Na Drie Dekades (2024)
for eight voices (SSAATTBB)
Both of my parents are South African and immigrated to the United States in the early 1990s. The entire time they lived in South Africa was during apartheid and I’ve grown up seeing the dilemma that my parents have with the country they were raised in. While they lived with privilege as white people, they saw that the majority of the country, which was not white, did not have the same privileges as them. My parents realized the apartheid system was wrong, though it was all they knew, but they had little power to make lasting changes. I remember my mother telling me years ago about the young boys who would jump over her fence to steal food from her fridge when she was a child. She allowed them to do this because she realized that they needed the food more than her, but there was nothing more she could do for them and the others in their position. She couldn’t grant them the basic rights they did not have because of their skin color.

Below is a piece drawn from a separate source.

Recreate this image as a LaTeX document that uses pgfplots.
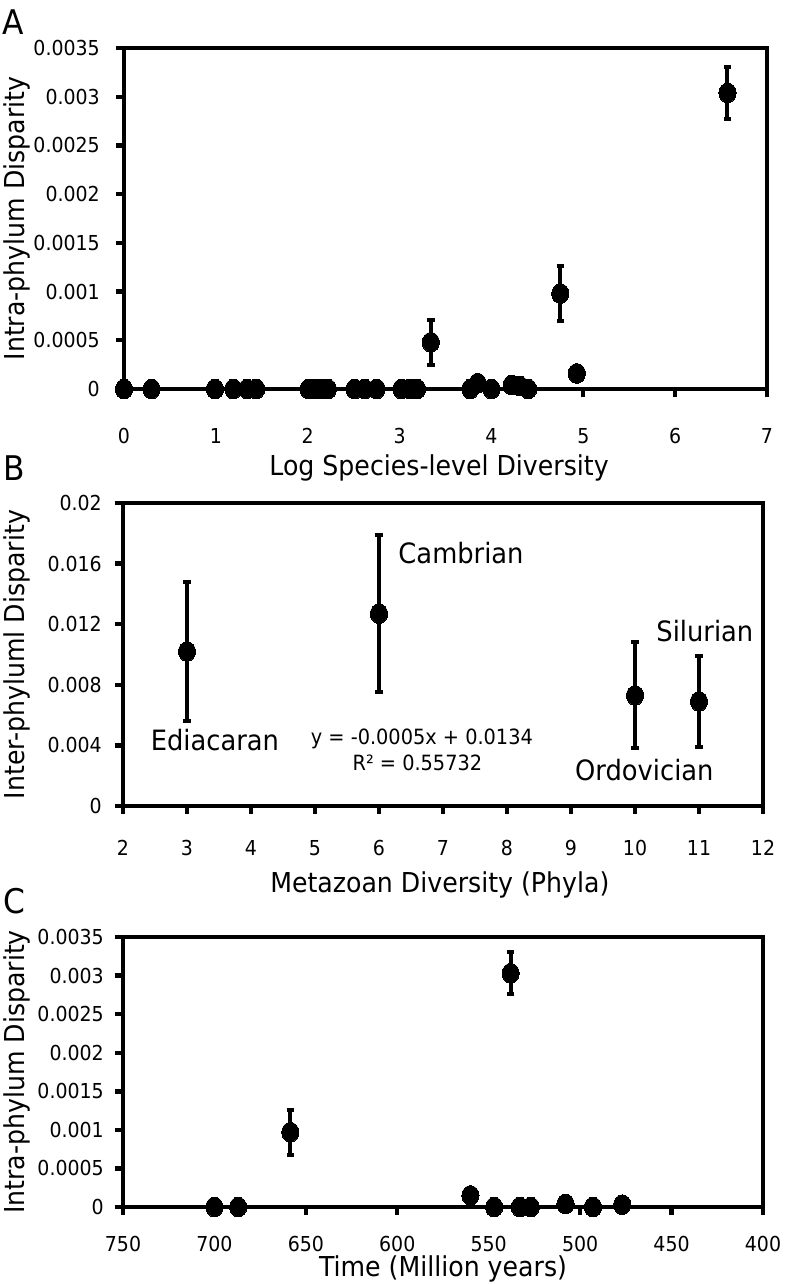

To further connect with my parents about their upbringing, I asked my mother to write a response to Nelson Mandela’s Inaugural Address, a speech that in part marked a major societal, political, and cultural change in South Africa. To set her words, I decided to write a choral work based on the melodies of white African anti-apartheid activist and musician Johnny Clegg. Both of my parents grew up listening to Clegg’s music and still remember it clearly to this day. I chose to use melodies from Clegg in a way that mirrors both the text that my mother wrote and the changing environment of South Africa from the start of colonization to the present day. Beginning with simple villages and nature, it quickly develops while becoming exponentially oppressive leading up to apartheid. This era suddenly reaches a breaking point and ends, but equality is still far away. However, many still can see peace in the future and fight every day to bring it sooner, just as they did to end apartheid.
Na Drie Dekades is not exactly a work about apartheid, but rather about how the effects of it are still lasting. A visit to the country revealed this truth to me quickly. While laws no longer forcefully separate black and white people, they still have not begun to unite. The pain resulting from apartheid has made progress difficult. Now, South Africa is once again in a terrible state, as a corrupt government restricts the flow of essential resources while the rest of the country suffers. This will only change for good once all South Africans find a way to unite and work against the dark history of their country and the cycles that have created it.